The Weekly Codex
Risk Is Not Volatility
The confusion that costs investors more than any bad stock pick — and the single question that resolves it.
In March 2020, the Nifty 50 fell 39.6% in under sixty days. Millions of Indian investors did what felt rational: they sold, paused their SIPs, or moved to cash. The index recovered fully in five months. By December 2023 it had delivered +189% from the March low.
The investors who sold in March did not avoid risk. They realised it. By converting a temporary decline in price into a permanent reduction in capital, they demonstrated the most expensive confusion in investing — the belief that volatility and risk are the same thing.
They are not. And understanding the difference is, arguably, the single most protective principle in investing.
The Principle
Volatility is the temporary fluctuation in the price at which an asset can be bought or sold on a given day. It is uncomfortable. It is not dangerous — unless you respond to it.
Real risk is the permanent impairment of capital. A loss from which there is no recovery — because the underlying business is genuinely broken, because leverage forced a sale at the wrong moment, or because a behavioural decision converted a temporary decline into a permanent one.
The critical asymmetry: volatility without action produces no loss. Volatility combined with the decision to sell at the bottom produces permanent loss. The risk was never the market movement. It was the response to it.
Standard deviation — the metric academic finance uses as its primary measure of risk — captures price variation but says nothing about permanent capital loss. A stock that oscillates between ₹90 and ₹110 on good fundamental news has high standard deviation but very low real risk. A stock that moves steadily from ₹100 to ₹60 on deteriorating business fundamentals has low standard deviation but high real risk. The metric points in the wrong direction entirely.
Why It Matters
The confusion is not academic. It produces specific, measurable mistakes at the worst possible moments.
Daniel Kahneman's research established that the psychological pain of a loss is approximately twice as intense as the pleasure of an equivalent gain. This asymmetry is not irrational in the context for which the human brain was designed. In markets, it is catastrophically misapplied. When prices fall, the threat response — the same system that generates the instruction to flee a physical danger — fires with full force.

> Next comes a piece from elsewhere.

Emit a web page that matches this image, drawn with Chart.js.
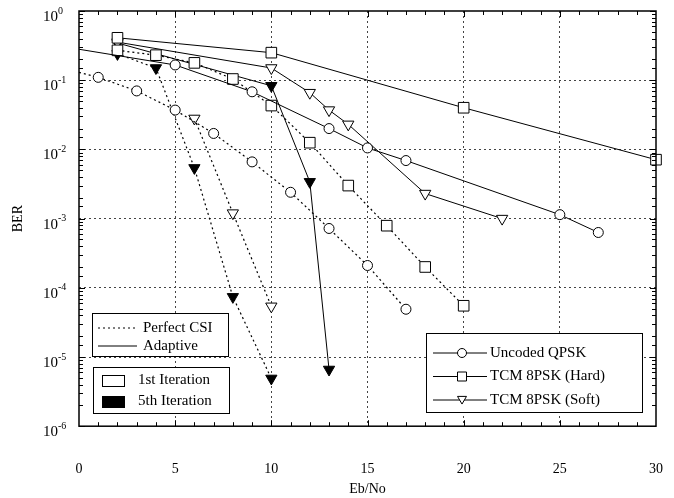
<!DOCTYPE html>
<html lang="en">
<head>
    <meta charset="UTF-8">
    <title>BER vs Eb/No</title>
    <style>
        body { margin: 0; background: #fff; }
        #wrap { width: 674px; height: 498px; }
    </style>
    <script src="https://cdn.jsdelivr.net/npm/chart.js"></script>
</head>
<body>
<div id="wrap"><canvas id="berChart" width="674" height="498"></canvas></div>
<script>
    // Eb/No (dB) and BER
    const unPcsiX  = [0, 1, 3, 5, 7, 9, 11, 13, 15, 17];
    const unPcsiY  = [0.13, 0.11, 0.07, 0.037, 0.017, 0.0066, 0.0024, 0.00072, 0.00021, 0.000049];
    const unAdaX   = [0, 5, 9, 13, 15, 17, 25, 27];
    const unAdaY   = [0.28, 0.166, 0.068, 0.020, 0.0105, 0.0069, 0.00114, 0.00063];
    const hardPcsiX = [2, 4, 6, 8, 10, 12, 14, 16, 18, 20];
    const hardPcsiY = [0.27, 0.23, 0.178, 0.104, 0.043, 0.0125, 0.003, 0.00079, 0.0002, 0.000055];
    const hardAdaX = [2, 10, 20, 30];
    const hardAdaY = [0.41, 0.25, 0.040, 0.0071];
    const soft1PcsiX = [6, 8, 10];
    const soft1PcsiY = [0.028, 0.0012, 0.000054];
    const soft1AdaX = [2, 10, 12, 13, 14, 18, 22];
    const soft1AdaY = [0.355, 0.15, 0.066, 0.037, 0.023, 0.0023, 0.001];
    const soft5PcsiX = [2, 4, 6, 8, 10];
    const soft5PcsiY = [0.24, 0.15, 0.0054, 0.000074, 0.0000049];
    const soft5AdaX = [2, 10, 12, 13];
    const soft5AdaY = [0.345, 0.083, 0.0034, 0.0000066];

    const xTicks = [0, 5, 10, 15, 20, 25, 30];
    const yDecades = [0, -1, -2, -3, -4, -5, -6];
    const csiLabels = ['Perfect CSI', 'Adaptive'];
    const iterLabels = ['1st Iteration', '5th Iteration'];
    const codeLabels = ['Uncoded QPSK', 'TCM 8PSK (Hard)', 'TCM 8PSK (Soft)'];

    const SERIF = "'Liberation Serif', 'Times New Roman', serif";
    const DOT = [2, 3];

    function pts(xs, ys) {
        return xs.map((x, i) => ({x: x, y: ys[i]}));
    }

    function series(xs, ys, marker, filled, dotted, hideFirst) {
        const style = {circle: ['circle', 5, 0], square: ['rect', 7.5, 0], tri: ['triangle', 6.5, 180]}[marker];
        return {
            data: pts(xs, ys),
            borderColor: '#000',
            borderWidth: dotted ? 1.2 : 1,
            borderDash: dotted ? DOT : [],
            pointStyle: style[0],
            pointRadius: xs.map((x, i) => (hideFirst && i === 0) ? 0 : style[1]),
            pointRotation: style[2],
            pointBackgroundColor: filled ? '#000' : '#fff',
            pointBorderColor: '#000',
            pointBorderWidth: 1,
            tension: 0,
            clip: false
        };
    }

    const datasets = [
        series(unPcsiX, unPcsiY, 'circle', false, true, true),
        series(unAdaX, unAdaY, 'circle', false, false, true),
        series(hardPcsiX, hardPcsiY, 'square', false, true),
        series(hardAdaX, hardAdaY, 'square', false, false),
        series(soft1PcsiX, soft1PcsiY, 'tri', false, true),
        series(soft1AdaX, soft1AdaY, 'tri', false, false),
        series(soft5PcsiX, soft5PcsiY, 'tri', true, true),
        series(soft5AdaX, soft5AdaY, 'tri', true, false)
    ];

    function isDecade(v) {
        const l = Math.log10(v);
        return Math.abs(l - Math.round(l)) < 1e-6;
    }

    function marker(ctx, kind, x, y, r) {
        ctx.beginPath();
        if (kind === 'circle') {
            ctx.arc(x, y, r, 0, Math.PI * 2);
        } else if (kind === 'square') {
            ctx.rect(x - r, y - r, 2 * r, 2 * r);
        } else {
            ctx.moveTo(x - r, y - r * 0.8);
            ctx.lineTo(x + r, y - r * 0.8);
            ctx.lineTo(x, y + r * 0.9);
            ctx.closePath();
        }
        ctx.fillStyle = '#fff';
        ctx.fill();
        ctx.stroke();
    }

    // frame, inner ticks, tick labels, and the three legend boxes
    const decor = {
        id: 'decor',
        afterDraw(chart) {
            const {ctx, chartArea: a, scales: {x, y}} = chart;
            ctx.save();
            ctx.strokeStyle = '#000';
            ctx.lineWidth = 1;
            ctx.setLineDash([]);
            ctx.beginPath();
            for (let v = 1; v < 30; v++) {
                const px = Math.round(x.getPixelForValue(v)) + 0.5;
                const len = v % 5 === 0 ? 6 : 4;
                ctx.moveTo(px, a.bottom); ctx.lineTo(px, a.bottom - len);
                ctx.moveTo(px, a.top); ctx.lineTo(px, a.top + len);
            }
            y.ticks.forEach(t => {
                const py = Math.round(y.getPixelForValue(t.value)) + 0.5;
                const len = isDecade(t.value) ? 6 : 4;
                ctx.moveTo(a.left, py); ctx.lineTo(a.left + len, py);
                ctx.moveTo(a.right, py); ctx.lineTo(a.right - len, py);
            });
            ctx.stroke();
            ctx.lineWidth = 1.5;
            ctx.strokeRect(a.left, a.top, a.right - a.left, a.bottom - a.top);

            // x tick labels
            ctx.fillStyle = '#000';
            ctx.textBaseline = 'middle';
            ctx.textAlign = 'center';
            ctx.font = '14px ' + SERIF;
            xTicks.forEach(v => ctx.fillText(String(v), x.getPixelForValue(v), a.bottom + 43));

            // y tick labels 10^k
            yDecades.forEach(k => {
                const py = y.getPixelForValue(Math.pow(10, k));
                ctx.font = '15px ' + SERIF;
                ctx.textAlign = 'right';
                ctx.fillText('10', a.left - 21, py + 6);
                ctx.font = '10px ' + SERIF;
                ctx.textAlign = 'left';
                ctx.fillText(k === 0 ? '0' : '-' + (-k), a.left - 21, py);
            });

            // y axis title
            ctx.save();
            ctx.translate(18, (a.top + a.bottom) / 2);
            ctx.rotate(-Math.PI / 2);
            ctx.font = '14px ' + SERIF;
            ctx.textAlign = 'center';
            ctx.fillText('BER', 0, 0);
            ctx.restore();

            ctx.lineWidth = 1;
            ctx.font = '15px ' + SERIF;
            ctx.textAlign = 'left';

            // legend: CSI line style
            ctx.fillStyle = '#fff';
            ctx.fillRect(92, 313, 136, 43);
            ctx.strokeRect(92.5, 313.5, 136, 43);
            [DOT, []].forEach((d, i) => {
                const ly = 328 + i * 18;
                ctx.setLineDash(d);
                ctx.beginPath(); ctx.moveTo(98, ly); ctx.lineTo(137, ly); ctx.stroke();
                ctx.setLineDash([]);
                ctx.fillStyle = '#000';
                ctx.fillText(csiLabels[i], 143, ly);
            });

            // legend: iterations
            ctx.fillStyle = '#fff';
            ctx.fillRect(93, 367, 136, 46);
            ctx.strokeRect(93.5, 367.5, 136, 46);
            iterLabels.forEach((lab, i) => {
                const ly = 380 + i * 21;
                ctx.fillStyle = i === 0 ? '#fff' : '#000';
                ctx.fillRect(102, ly - 5, 22, 11);
                ctx.strokeRect(102.5, ly - 4.5, 22, 11);
                ctx.fillStyle = '#000';
                ctx.fillText(lab, 138, ly);
            });

            // legend: code type
            ctx.fillStyle = '#fff';
            ctx.fillRect(426, 333, 216, 79);
            ctx.strokeRect(426.5, 333.5, 216, 79);
            ['circle', 'square', 'tri'].forEach((kind, i) => {
                const ly = 353 + i * 23.5;
                ctx.beginPath(); ctx.moveTo(433, ly); ctx.lineTo(487, ly); ctx.stroke();
                marker(ctx, kind, 462, ly, 4.5);
                ctx.fillStyle = '#000';
                ctx.fillText(codeLabels[i], 490, ly);
            });
            ctx.restore();
        }
    };

    new Chart(document.getElementById('berChart').getContext('2d'), {
        type: 'line',
        data: {datasets: datasets},
        options: {
            responsive: false,
            animation: false,
            events: [],
            layout: {padding: {left: 79, right: 18, top: 11, bottom: 0}},
            plugins: {legend: {display: false}, tooltip: {enabled: false}},
            scales: {
                x: {
                    type: 'linear',
                    min: 0,
                    max: 30,
                    afterBuildTicks: s => { s.ticks = xTicks.map(v => ({value: v})); },
                    ticks: {display: false},
                    grid: {
                        color: c => (c.tick && c.tick.value > 0 && c.tick.value < 30) ? '#444' : 'rgba(0,0,0,0)',
                        lineWidth: 1,
                        drawTicks: false
                    },
                    border: {display: false, dash: DOT},
                    title: {
                        display: true,
                        text: 'Eb/No',
                        color: '#000',
                        font: {family: SERIF, size: 14},
                        padding: {top: 55, bottom: 0}
                    }
                },
                y: {
                    type: 'logarithmic',
                    min: 1e-6,
                    max: 1,
                    ticks: {display: false},
                    grid: {
                        color: c => (c.tick && isDecade(c.tick.value) && c.tick.value < 1 && c.tick.value > 1e-6) ? '#444' : 'rgba(0,0,0,0)',
                        lineWidth: 1,
                        drawTicks: false
                    },
                    border: {display: false, dash: DOT},
                    title: {display: false}
                }
            }
        },
        plugins: [decor]
    });
</script>
</body>
</html>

The analytical mind, which knows that a 40% price decline in a sound business represents a buying opportunity, cannot compete with a system that is faster and louder.
The result: investors sell during temporary dislocations and lock in permanent losses — not because they are unintelligent, but because they are human.
The India Lens
India's three most studied corporate failures of the last two decades each represent a different type of real risk — and they punished investors who were treating volatility as the primary danger while ignoring the actual threats.
Three Failures — Three Types of Real Risk
- Satyam (2009) — Fundamental risk. Founder Ramalinga Raju confessed to ₹7,800 crore in fabricated cash and fictitious receivables. The stock fell 77% in a single session. This was not temporary mispricing — it was permanent impairment driven by concealed information. No amount of patience would have recovered this capital. The protection was governance scrutiny, not volatility tolerance.
- IL&FS (2018) — Liquidity risk. Infrastructure assets were real and generating cash flows. The liability structure — long-duration assets funded by short-term rolling commercial paper — was lethal. When the CP market froze, holders of AAA-rated IL&FS paper could not exit at any price. The lesson: an asset's rating describes default probability under normal conditions. It says nothing about what happens when refinancing markets shut.
- Yes Bank (2019–2020) — Governance risk. India's fourth-largest private sector bank fell from ₹400 to below ₹20 as systematically understated NPAs and concentrated related-party lending came to light. Governance risk does not appear in the P&L or balance sheet until it does — at which point it appears all at once.
In all three cases, the investors who lost capital were not punished by volatility. They were punished by a genuine, permanent impairment that no amount of holding time would have repaired. Confusing the two — treating these situations the same as a March 2020 dislocation — is the failure mode.
The Takeaway
One Question Before Any Decision During a Market Decline
Has the business changed, or has only the price changed?
If the business has changed — fundamentals impaired, thesis broken, governance revealed — the decline may be a legitimate signal to exit. If only the price has changed — the market has mispriced a temporarily unpopular asset — the decline is information about an opportunity, not a threat requiring a response.
The SIP is a structural answer to this question. By removing the monthly decision, it eliminates the moment when the threat response can intervene. Investors who continued their SIPs through the March 2020 crash bought Nifty units at 7,500. They did not need to be brave. They needed only to be inert.
"The riskiest thing in the world is the belief that there is no risk."
Howard Marks, Oaktree Capital
The distinction between volatility and real risk is not merely academic — it is the foundation on which every sound investment decision is built. When you can answer the question "has the business changed, or only the price?" with clarity and without panic, you have acquired something more valuable than any stock tip: a framework that will protect your capital across every market cycle to come.